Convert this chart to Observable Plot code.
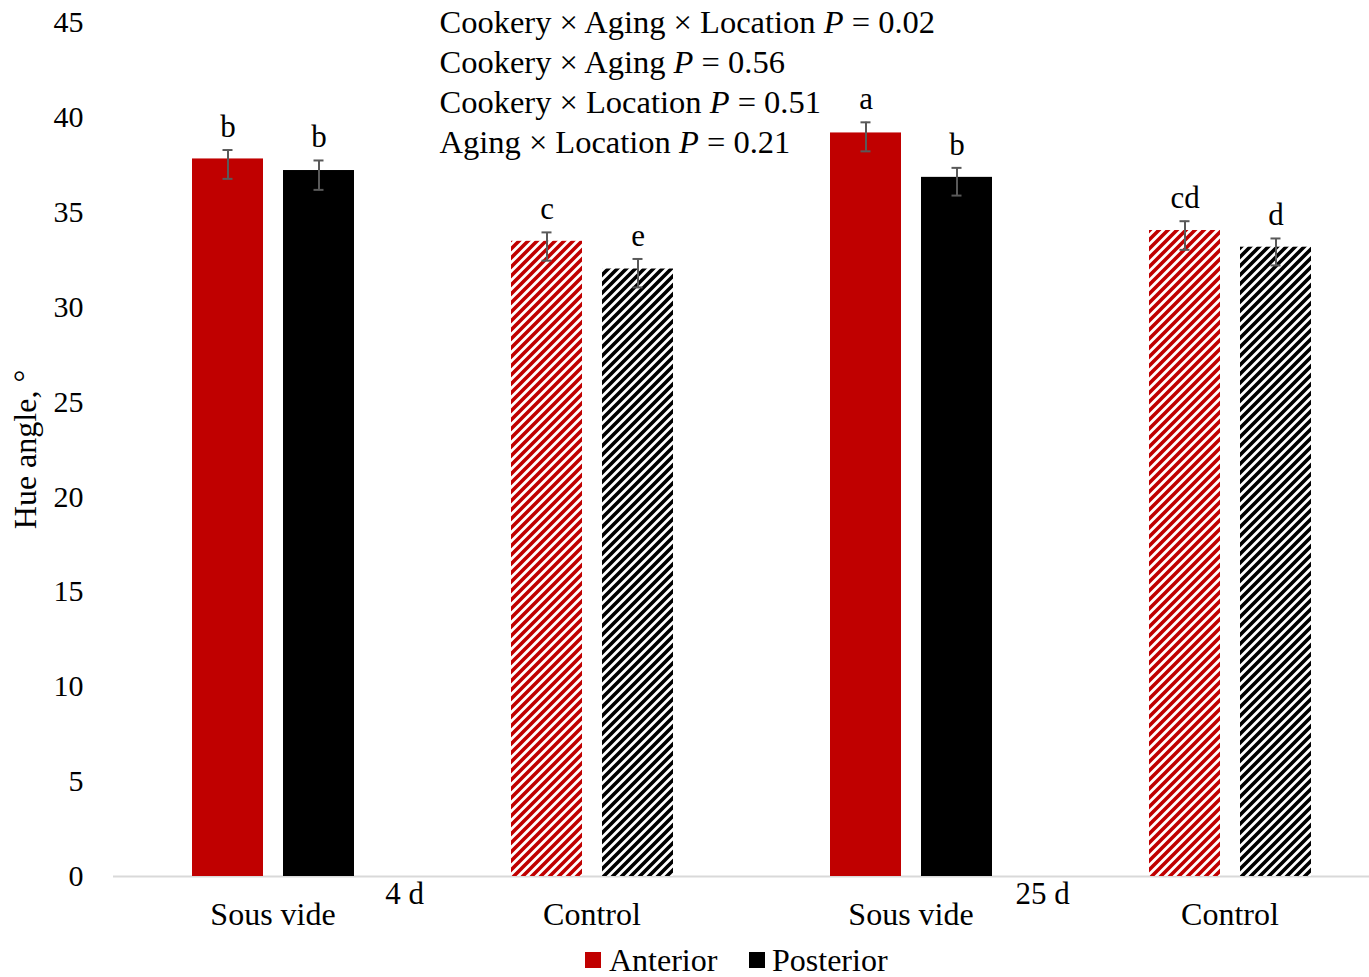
<!DOCTYPE html>
<html>
<head>
<meta charset="utf-8">
<script src="https://cdn.jsdelivr.net/npm/d3@7"></script>
<script src="https://cdn.jsdelivr.net/npm/@observablehq/plot@0.6"></script>
<style>
  html, body { margin: 0; padding: 0; background: #fff; overflow: hidden; }
  #chart { width: 1369px; }
  #legend { position: relative; height: 37px; font-family: "Liberation Serif", serif; font-size: 32px; color: #000; }
  .sw { position: absolute; top: 12px; width: 16px; height: 16px; }
  .lt { position: absolute; top: 2px; line-height: 37px; }
</style>
</head>
<body>
<div id="chart"></div>
<div id="legend">
  <div class="sw" style="left:585px;background:#C00000"></div><div class="lt" style="left:609px">Anterior</div>
  <div class="sw" style="left:749px;background:#000000"></div><div class="lt" style="left:772px">Posterior</div>
</div>
<script>
// ---- data ----
const agings = ["4 d", "25 d"];
const cookeries = ["Sous vide", "Control"];
const locations = ["Anterior", "Posterior"];
// order of groups: Sous vide 4 d, Control 4 d, Sous vide 25 d, Control 25 d
const hueAnterior   = [37.81, 33.47, 39.18, 34.04];
const huePosterior  = [37.20, 32.01, 36.84, 33.16];
const errUpAnterior    = [0.47, 0.47, 0.56, 0.49];
const errDownAnterior  = [1.05, 1.02, 0.97, 1.02];
const errUpPosterior   = [0.53, 0.53, 0.50, 0.46];
const errDownPosterior = [1.02, 0.97, 0.96, 0.96];
const lettersAnterior  = ["b", "c", "a", "cd"];
const lettersPosterior = ["b", "e", "b", "d"];
const yTicks = [0, 5, 10, 15, 20, 25, 30, 35, 40, 45];
const pLines = [
  "Cookery × Aging × Location P = 0.02",
  "Cookery × Aging P = 0.56",
  "Cookery × Location P = 0.51",
  "Aging × Location P = 0.21"
];
const locColors = ["#C00000", "#000000"];

// ---- table ----
const groups = [];
agings.forEach(a => cookeries.forEach(c => groups.push({aging: a, cookery: c, key: c + "|" + a})));
const rows = [];
groups.forEach((g, i) => {
  rows.push({group: g.key, cookery: g.cookery, aging: g.aging, location: "Anterior",
    value: hueAnterior[i], up: errUpAnterior[i], down: errDownAnterior[i], letter: lettersAnterior[i]});
  rows.push({group: g.key, cookery: g.cookery, aging: g.aging, location: "Posterior",
    value: huePosterior[i], up: errUpPosterior[i], down: errDownPosterior[i], letter: lettersPosterior[i]});
});
const solid = rows.filter(d => d.cookery === "Sous vide");
const hatchA = rows.filter(d => d.cookery === "Control" && d.location === "Anterior");
const hatchP = rows.filter(d => d.cookery === "Control" && d.location === "Posterior");

const font = "Liberation Serif, Times New Roman, serif";

const plot = Plot.plot({
  width: 1369,
  height: 940,
  marginLeft: 113,
  marginRight: -20,
  marginTop: 22,
  marginBottom: 64,
  style: {fontFamily: font, fontSize: "30px", background: "white", color: "#000", overflow: "visible"},
  fx: {domain: groups.map(g => g.key), padding: 0, axis: "bottom", label: null,
       tickFormat: k => k.split("|")[0], tickSize: 0, tickPadding: 26},
  x: {domain: locations, axis: null, paddingInner: 0.22, paddingOuter: 0.8626},
  y: {domain: [0, 45], ticks: yTicks, tickSize: 0, tickPadding: 30,
      label: "Hue angle, °", labelAnchor: "center", labelOffset: 100, labelArrow: "none"},
  color: {domain: locations, range: locColors},
  marks: [
    Plot.ruleY([0], {stroke: "#D9D9D9", strokeWidth: 2}),
    Plot.barY(solid, {fx: "group", x: "location", y: "value", fill: "location"}),
    Plot.barY(hatchA, {fx: "group", x: "location", y: "value", fill: "url(#hatchRed)"}),
    Plot.barY(hatchP, {fx: "group", x: "location", y: "value", fill: "url(#hatchBlack)"}),
    Plot.ruleX(rows, {fx: "group", x: "location", y1: d => d.value - d.down, y2: d => d.value + d.up,
      stroke: "#595959", strokeWidth: 2}),
    Plot.tickY(rows, {fx: "group", x: "location", y: d => d.value + d.up, stroke: "#595959", strokeWidth: 2,
      insetLeft: 30.5, insetRight: 30.5}),
    Plot.tickY(rows, {fx: "group", x: "location", y: d => d.value - d.down, stroke: "#595959", strokeWidth: 2,
      insetLeft: 30.5, insetRight: 30.5}),
    Plot.text(rows, {fx: "group", x: "location", y: d => d.value + d.up, text: "letter",
      dy: -13, lineAnchor: "bottom", fontSize: 31, fill: "#000"}),
    Plot.text(agings, {fx: a => "Control|" + a, frameAnchor: "bottom-left", text: d => d,
      dx: -28, dy: 18, textAnchor: "middle", lineAnchor: "middle", fontSize: 31, fill: "#000"}),
    ...pLines.map((t, i) => Plot.text([t], {fx: () => "Control|4 d", frameAnchor: "top-left", text: d => d,
      dx: 7, dy: i * 40, textAnchor: "start", lineAnchor: "middle", fontSize: 32.5, fill: "#000"}))
  ]
});

const svg = d3.select(plot);
svg.insert("defs", ":first-child").html(`
  <pattern id="hatchRed" patternUnits="userSpaceOnUse" width="9" height="9">
    <rect width="9" height="9" fill="#fff"/>
    <path d="M-2.25,2.25 l4.5,-4.5 M0,9 l9,-9 M6.75,11.25 l4.5,-4.5" stroke="#C00000" stroke-width="3.6"/>
  </pattern>
  <pattern id="hatchBlack" patternUnits="userSpaceOnUse" width="9" height="9">
    <rect width="9" height="9" fill="#fff"/>
    <path d="M-2.25,2.25 l4.5,-4.5 M0,9 l9,-9 M6.75,11.25 l4.5,-4.5" stroke="#000" stroke-width="3.6"/>
  </pattern>`);

svg.selectAll("text").each(function() {
  const el = d3.select(this);
  if (el.selectAll("tspan").size() > 0) return;
  const t = el.text();
  if (t === "Sous vide" || t === "Control") { el.attr("font-size", 32); return; }
  if (t.startsWith("Hue angle")) { el.attr("font-size", 32); return; }
  const idx = t.lastIndexOf("P = ");
  if (idx < 0) return;
  el.text(null);
  el.append("tspan").text(t.slice(0, idx));
  el.append("tspan").attr("font-style", "italic").text("P");
  el.append("tspan").text(t.slice(idx + 1));
});

document.getElementById("chart").appendChild(plot);
</script>
</body>
</html>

● ● ● ● ●

Repeat the data above exactly, but not the pictures.

### Task solution
Convert this chart to Observable Plot code.
<!DOCTYPE html>
<html>
<head>
<meta charset="utf-8">
<script src="https://cdn.jsdelivr.net/npm/d3@7"></script>
<script src="https://cdn.jsdelivr.net/npm/@observablehq/plot@0.6"></script>
<style>
  html, body { margin: 0; padding: 0; background: #fff; overflow: hidden; }
  #chart { width: 1369px; }
  #legend { position: relative; height: 37px; font-family: "Liberation Serif", serif; font-size: 32px; color: #000; }
  .sw { position: absolute; top: 12px; width: 16px; height: 16px; }
  .lt { position: absolute; top: 2px; line-height: 37px; }
</style>
</head>
<body>
<div id="chart"></div>
<div id="legend">
  <div class="sw" style="left:585px;background:#C00000"></div><div class="lt" style="left:609px">Anterior</div>
  <div class="sw" style="left:749px;background:#000000"></div><div class="lt" style="left:772px">Posterior</div>
</div>
<script>
// ---- data ----
const agings = ["4 d", "25 d"];
const cookeries = ["Sous vide", "Control"];
const locations = ["Anterior", "Posterior"];
// order of groups: Sous vide 4 d, Control 4 d, Sous vide 25 d, Control 25 d
const hueAnterior   = [37.81, 33.47, 39.18, 34.04];
const huePosterior  = [37.20, 32.01, 36.84, 33.16];
const errUpAnterior    = [0.47, 0.47, 0.56, 0.49];
const errDownAnterior  = [1.05, 1.02, 0.97, 1.02];
const errUpPosterior   = [0.53, 0.53, 0.50, 0.46];
const errDownPosterior = [1.02, 0.97, 0.96, 0.96];
const lettersAnterior  = ["b", "c", "a", "cd"];
const lettersPosterior = ["b", "e", "b", "d"];
const yTicks = [0, 5, 10, 15, 20, 25, 30, 35, 40, 45];
const pLines = [
  "Cookery × Aging × Location P = 0.02",
  "Cookery × Aging P = 0.56",
  "Cookery × Location P = 0.51",
  "Aging × Location P = 0.21"
];
const locColors = ["#C00000", "#000000"];

// ---- table ----
const groups = [];
agings.forEach(a => cookeries.forEach(c => groups.push({aging: a, cookery: c, key: c + "|" + a})));
const rows = [];
groups.forEach((g, i) => {
  rows.push({group: g.key, cookery: g.cookery, aging: g.aging, location: "Anterior",
    value: hueAnterior[i], up: errUpAnterior[i], down: errDownAnterior[i], letter: lettersAnterior[i]});
  rows.push({group: g.key, cookery: g.cookery, aging: g.aging, location: "Posterior",
    value: huePosterior[i], up: errUpPosterior[i], down: errDownPosterior[i], letter: lettersPosterior[i]});
});
const solid = rows.filter(d => d.cookery === "Sous vide");
const hatchA = rows.filter(d => d.cookery === "Control" && d.location === "Anterior");
const hatchP = rows.filter(d => d.cookery === "Control" && d.location === "Posterior");

const font = "Liberation Serif, Times New Roman, serif";

const plot = Plot.plot({
  width: 1369,
  height: 940,
  marginLeft: 113,
  marginRight: -20,
  marginTop: 22,
  marginBottom: 64,
  style: {fontFamily: font, fontSize: "30px", background: "white", color: "#000", overflow: "visible"},
  fx: {domain: groups.map(g => g.key), padding: 0, axis: "bottom", label: null,
       tickFormat: k => k.split("|")[0], tickSize: 0, tickPadding: 26},
  x: {domain: locations, axis: null, paddingInner: 0.22, paddingOuter: 0.8626},
  y: {domain: [0, 45], ticks: yTicks, tickSize: 0, tickPadding: 30,
      label: "Hue angle, °", labelAnchor: "center", labelOffset: 100, labelArrow: "none"},
  color: {domain: locations, range: locColors},
  marks: [
    Plot.ruleY([0], {stroke: "#D9D9D9", strokeWidth: 2}),
    Plot.barY(solid, {fx: "group", x: "location", y: "value", fill: "location"}),
    Plot.barY(hatchA, {fx: "group", x: "location", y: "value", fill: "url(#hatchRed)"}),
    Plot.barY(hatchP, {fx: "group", x: "location", y: "value", fill: "url(#hatchBlack)"}),
    Plot.ruleX(rows, {fx: "group", x: "location", y1: d => d.value - d.down, y2: d => d.value + d.up,
      stroke: "#595959", strokeWidth: 2}),
    Plot.tickY(rows, {fx: "group", x: "location", y: d => d.value + d.up, stroke: "#595959", strokeWidth: 2,
      insetLeft: 30.5, insetRight: 30.5}),
    Plot.tickY(rows, {fx: "group", x: "location", y: d => d.value - d.down, stroke: "#595959", strokeWidth: 2,
      insetLeft: 30.5, insetRight: 30.5}),
    Plot.text(rows, {fx: "group", x: "location", y: d => d.value + d.up, text: "letter",
      dy: -13, lineAnchor: "bottom", fontSize: 31, fill: "#000"}),
    Plot.text(agings, {fx: a => "Control|" + a, frameAnchor: "bottom-left", text: d => d,
      dx: -28, dy: 18, textAnchor: "middle", lineAnchor: "middle", fontSize: 31, fill: "#000"}),
    ...pLines.map((t, i) => Plot.text([t], {fx: () => "Control|4 d", frameAnchor: "top-left", text: d => d,
      dx: 7, dy: i * 40, textAnchor: "start", lineAnchor: "middle", fontSize: 32.5, fill: "#000"}))
  ]
});

const svg = d3.select(plot);
svg.insert("defs", ":first-child").html(`
  <pattern id="hatchRed" patternUnits="userSpaceOnUse" width="9" height="9">
    <rect width="9" height="9" fill="#fff"/>
    <path d="M-2.25,2.25 l4.5,-4.5 M0,9 l9,-9 M6.75,11.25 l4.5,-4.5" stroke="#C00000" stroke-width="3.6"/>
  </pattern>
  <pattern id="hatchBlack" patternUnits="userSpaceOnUse" width="9" height="9">
    <rect width="9" height="9" fill="#fff"/>
    <path d="M-2.25,2.25 l4.5,-4.5 M0,9 l9,-9 M6.75,11.25 l4.5,-4.5" stroke="#000" stroke-width="3.6"/>
  </pattern>`);

svg.selectAll("text").each(function() {
  const el = d3.select(this);
  if (el.selectAll("tspan").size() > 0) return;
  const t = el.text();
  if (t === "Sous vide" || t === "Control") { el.attr("font-size", 32); return; }
  if (t.startsWith("Hue angle")) { el.attr("font-size", 32); return; }
  const idx = t.lastIndexOf("P = ");
  if (idx < 0) return;
  el.text(null);
  el.append("tspan").text(t.slice(0, idx));
  el.append("tspan").attr("font-style", "italic").text("P");
  el.append("tspan").text(t.slice(idx + 1));
});

document.getElementById("chart").appendChild(plot);
</script>
</body>
</html>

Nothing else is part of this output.